Catherine Huggett

Personal information
- Full name: Catherine Lucette Dargie
- Nationality: Australia
- Born: Catherine Lucette Huggett 6 May 1970 Canberra, Australia
- Died: 13 November 2011 (aged 41) Brisbane, Australia

Medal record
Swimming
Paralympic Games
| Gold medal – first place | 1992 Barcelona | Women's 4 x 50 m Freestyle S1–6 |
| Silver medal – second place | 1988 Seoul | Women's 100 m Backstroke C3 |
World Championships and Games for the Disabled
| Gold medal – first place | 1990 Assen | Women's 4 x 100m Freestyle C1 |
| Bronze medal – third place | 1990 Assen | Women's 50m Freestyle C4 |
| Bronze medal – third place | 1990 Assen | Women's 100m Freestyle C4 |
| Bronze medal – third place | 1990 Assen | Women's 50m Backstroke C4 |

= Catherine Huggett =

Australian Paralympic swimmer (1970–2011)

Catherine Lucette Dargie, OAM (née Huggett; 6 May 1970 – 13 November 2011) was an Australian Paralympic swimmer who won two medals at two Paralympics.

==Early life==
Catherine Lucette Huggett was born in Canberra on 6 May 1970, the daughter of Kenneth and Beverly Huggett.
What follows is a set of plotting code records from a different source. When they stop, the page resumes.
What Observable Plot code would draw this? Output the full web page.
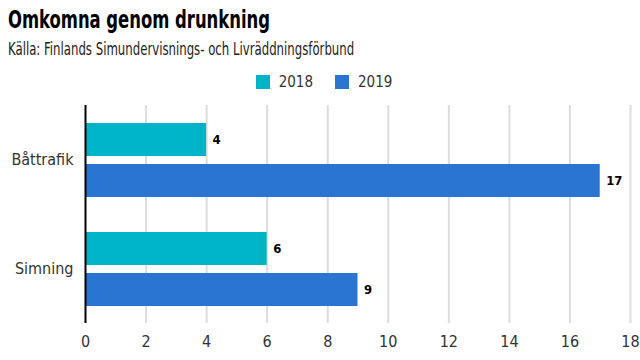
<!DOCTYPE html>
<html><head><meta charset="utf-8">
<script src="https://cdn.jsdelivr.net/npm/d3@7"></script>
<script src="https://cdn.jsdelivr.net/npm/@observablehq/plot@0.6"></script>
<style>
body{margin:0;background:#fff;font-family:"DejaVu Sans Condensed",sans-serif;}
#wrap{width:640px;height:360px;position:relative;overflow:hidden;}
h1{margin:0;position:absolute;left:8px;top:5px;font-size:25px;font-weight:bold;color:#000;white-space:nowrap;transform:scaleX(0.73);transform-origin:left top;}
.sub{position:absolute;left:8px;top:39px;font-size:17px;color:#222;white-space:nowrap;transform:scaleX(0.767);transform-origin:left top;}
.legend{position:absolute;top:73px;left:4px;width:640px;display:flex;justify-content:center;gap:22px;font-size:15px;color:#333;}
.legend span{display:flex;align-items:center;}
.legend i{display:inline-block;width:14px;height:14px;margin-right:9px;}
#chart{position:absolute;left:0;top:95px;}
</style></head>
<body><div id="wrap">
<h1>Omkomna genom drunkning</h1>
<div class="sub">Källa: Finlands Simundervisnings- och Livräddningsförbund</div>
<div class="legend" id="legend"></div>
<div id="chart"></div>
</div>
<script>
const categories = ["Båttrafik", "Simning"];
const years = ["2018", "2019"];
const values2018 = [4, 6];
const values2019 = [17, 9];
const xTicks = [0, 2, 4, 6, 8, 10, 12, 14, 16, 18];
const colors = ["#00b4c8", "#2975d1"];

const data = [];
categories.forEach((c, i) => {
  data.push({category: c, year: years[0], value: values2018[i]});
  data.push({category: c, year: years[1], value: values2019[i]});
});

const leg = document.getElementById("legend");
years.forEach((y, i) => {
  const s = document.createElement("span");
  s.innerHTML = `<i style="background:${colors[i]}"></i>${y}`;
  leg.appendChild(s);
});

const font = '"DejaVu Sans Condensed",sans-serif';
const chart = Plot.plot({
  width: 640,
  height: 265,
  marginLeft: 85,
  marginRight: 10,
  marginTop: 9,
  marginBottom: 37,
  style: {fontFamily: font, fontSize: "16px", color: "#333", background: "#fff"},
  x: {domain: [0, 18], ticks: xTicks, label: null, tickSize: 0, tickPadding: 12},
  fy: {domain: categories, padding: 0, label: null, tickSize: 0, tickPadding: 12, axis: "left"},
  y: {domain: years, paddingInner: 0.2, paddingOuter: 0.4, axis: null},
  color: {domain: years, range: colors},
  marks: [
    Plot.ruleX(xTicks.slice(1), {stroke: "#dddddd", strokeWidth: 2}),
    Plot.barX(data, {fy: "category", y: "year", x: "value", fill: "year"}),
    Plot.text(data, {fy: "category", y: "year", x: "value", text: d => String(d.value), dx: 6, textAnchor: "start", fontWeight: "bold", fontSize: 13, fill: "#000"}),
    Plot.ruleX([0], {stroke: "#000", strokeWidth: 2})
  ]
});
document.getElementById("chart").appendChild(chart);
</script>
</body></html>
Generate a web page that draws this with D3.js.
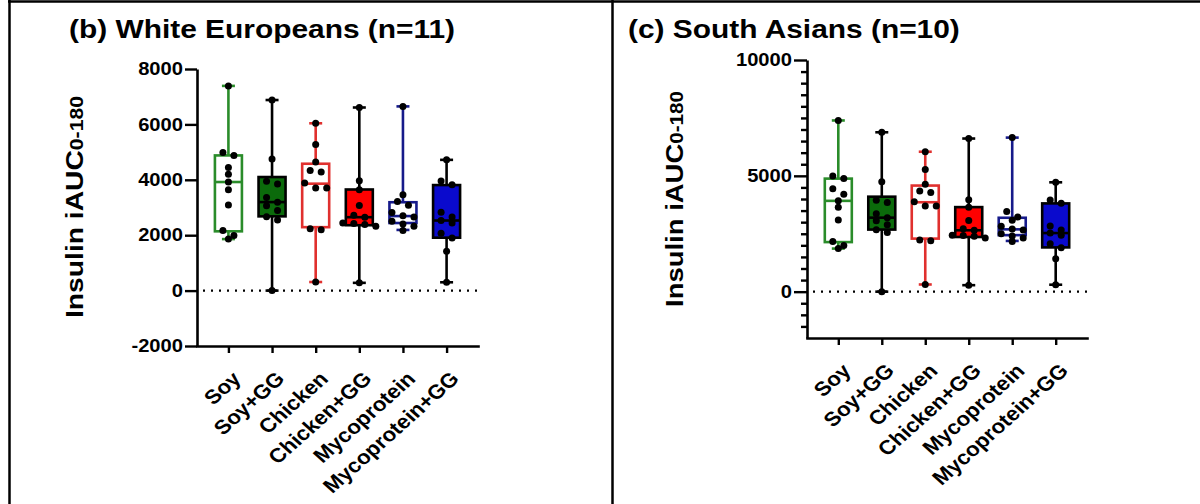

At birth she was diagnosed with cerebral palsy, but it was later determined that she had spina bifida.

Huggett's parents moved to Broadbeach Waters in 1985, where her swimming career was nurtured by the Director of Gold Coast Recreation and Sport, Anna-Louise Kassulke, and Denis Cotterell, who had been head coach of the Miami Swim Club since he had helped organise it in 1976. Huggett's mother approached Cotterell and asked him to include Huggett in his training squad. She promised that if he did so, Huggett would win a gold medal at the 1988 Summer Paralympics in Seoul. When he asked how strong Huggett was, she replied "You're talking Mallee bull."

==Swimming career==
Huggett worked hard to deliver on this promise, swimming thousands of laps alongside fellow athletes including Grant Hackett and Andrew Baildon. At the 1988 Westfield Bicentennial Challenge in Sydney, she won gold medals in all ten events she entered, and broke a world record. She won Paralympic selection, and went on to Seoul where she won a silver medal in the 100 m backstroke.

In 1989, Huggett competed in the Robin Hood Cerebral Palsy Games in England, where she won six gold medals and one silver. That year she received the Queensland Disabled Athlete of the Year Award. The 1990 Australian Swimming Championships saw events for disabled athletes added for the first time, and she won gold. She went on to compete at the World Championships for the Disabled at Assen, where she won a gold and three bronze medals.

She was awarded a scholarship from the Queensland Academy of Sport at set about fulfilling her ambition of a Paralympic gold medal. At the 1992 Summer Paralympics in Barcelona she won one as a member of the 4 x 50 m freestyle S1–6 relay team who won the event in world record time. In 1993 she was named the Gold Coast Disabled Athlete of the Year for the fourth time. She was awarded the Medal of the Order of Australia in the 1993 Queens Birthday Honours "in recognition of service to sport as a gold medalist at the Paralympic games, Barcelona 1992".

==Later life==
She married in 1993, an subsequently moved to the United Kingdom, and later came back to Australia, settling in Perth with her husband. However, her marriage eventually broke up, and her health deteriorated. After an unsuccessful medical procedure, she returned to Queensland, where she underwent further treatments.

She died in Brisbane on 13 November 2011. A funeral service was held at the North Burleigh Surf Life Saving Club on 26 November of that year. She was survived by her parents and brother.